# RECORDED DATA
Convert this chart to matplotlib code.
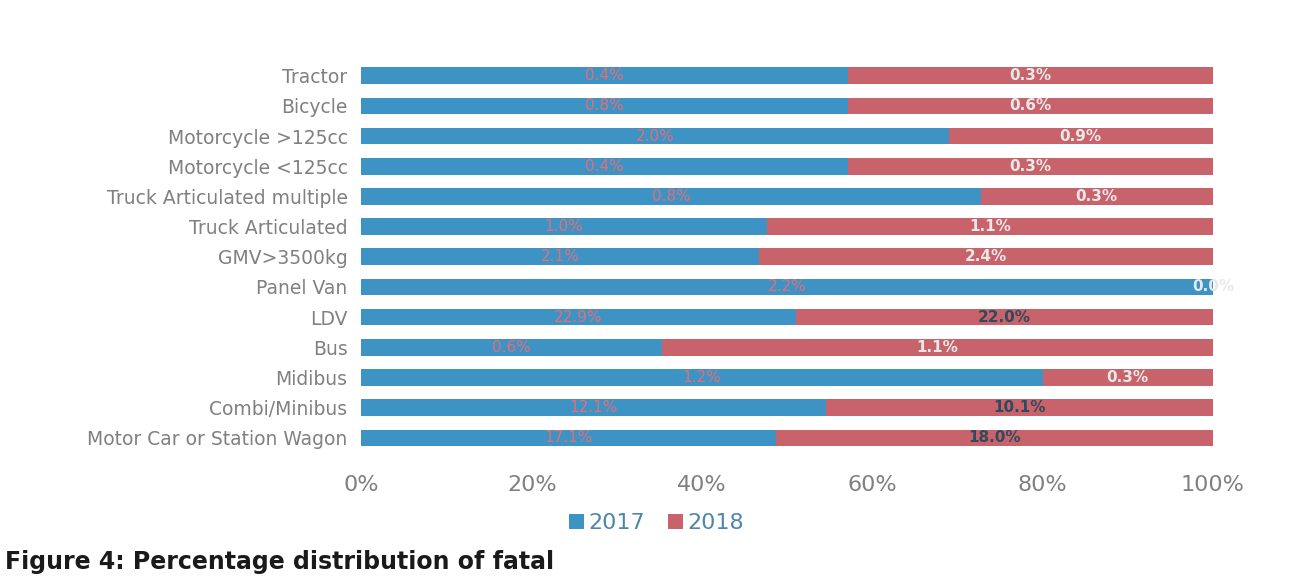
import numpy as np
import matplotlib
matplotlib.use("Agg")
import matplotlib.pyplot as plt

# vehicle types, top to bottom as in the figure
categories = ["Tractor", "Bicycle", "Motorcycle >125cc", "Motorcycle <125cc",
              "Truck Articulated multiple", "Truck Articulated", "GMV>3500kg",
              "Panel Van", "LDV", "Bus", "Midibus", "Combi/Minibus",
              "Motor Car or Station Wagon"]

# share of fatalities (%) per year, as printed in the bars
pct_2017 = [0.4, 0.8, 2.0, 0.4, 0.8, 1.0, 2.1, 2.2, 22.9, 0.6, 1.2, 12.1, 17.1]
pct_2018 = [0.3, 0.6, 0.9, 0.3, 0.3, 1.1, 2.4, 0.0, 22.0, 1.1, 0.3, 10.1, 18.0]

ticks = [0, 20, 40, 60, 80, 100]

blue = "#3d93c3"
red = "#c9636b"

a = np.array(pct_2017)
b = np.array(pct_2018)
tot = a + b
share17 = a / tot * 100
share18 = b / tot * 100

fig = plt.figure(figsize=(13, 5.77), dpi=100)
ax = fig.add_axes([0.278, 0.215, 0.655, 0.68])

y = np.arange(len(categories))
ax.barh(y, share17, height=0.55, color=blue, label="2017")
ax.barh(y, share18, left=share17, height=0.55, color=red, label="2018")

# data labels
for i in range(len(categories)):
    ax.text(share17[i] / 2, y[i], f"{pct_2017[i]:.1f}%", ha="center", va="center",
            fontsize=11, color="#e0707a")
    ax.text(share17[i] + share18[i] / 2, y[i], f"{pct_2018[i]:.1f}%", ha="center",
            va="center", fontsize=11, color="#e8e8e8" if pct_2018[i] < 5 else "#2f4a5c",
            fontweight="bold")

ax.set_ylim(len(categories) - 0.5, -0.5)
ax.set_xlim(0, 100)
ax.set_yticks(y)
ax.set_yticklabels(categories, fontsize=13.5, color="#808080")
ax.set_xticks(ticks)
ax.set_xticklabels([f"{t}%" for t in ticks], fontsize=16, color="#808080")
ax.tick_params(length=0, pad=10)
ax.tick_params(axis="x", pad=16)
for s in ax.spines.values():
    s.set_visible(False)

leg = fig.legend(loc="center", bbox_to_anchor=(0.505, 0.093), ncol=2, frameon=False,
                 fontsize=16, handlelength=0.7, handleheight=0.7, handletextpad=0.2,
                 columnspacing=1.0)
for t in leg.get_texts():
    t.set_color("#4f86a8")

fig.text(0.004, 0.005, "Figure 4: Percentage distribution of fatal", fontsize=17,
         fontweight="bold", color="#1a1a1a", ha="left", va="bottom")

fig.savefig("out.png", dpi=100)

# DIRECTIONS FOR THIS TASK
Restate the material word for word from its first line through the line containing "Car or Station", both included; the pictures do not belong in it.

# RIGHT ANSWER
Convert this chart to matplotlib code.
import numpy as np
import matplotlib
matplotlib.use("Agg")
import matplotlib.pyplot as plt

# vehicle types, top to bottom as in the figure
categories = ["Tractor", "Bicycle", "Motorcycle >125cc", "Motorcycle <125cc",
              "Truck Articulated multiple", "Truck Articulated", "GMV>3500kg",
              "Panel Van", "LDV", "Bus", "Midibus", "Combi/Minibus",
              "Motor Car or Station Wagon"]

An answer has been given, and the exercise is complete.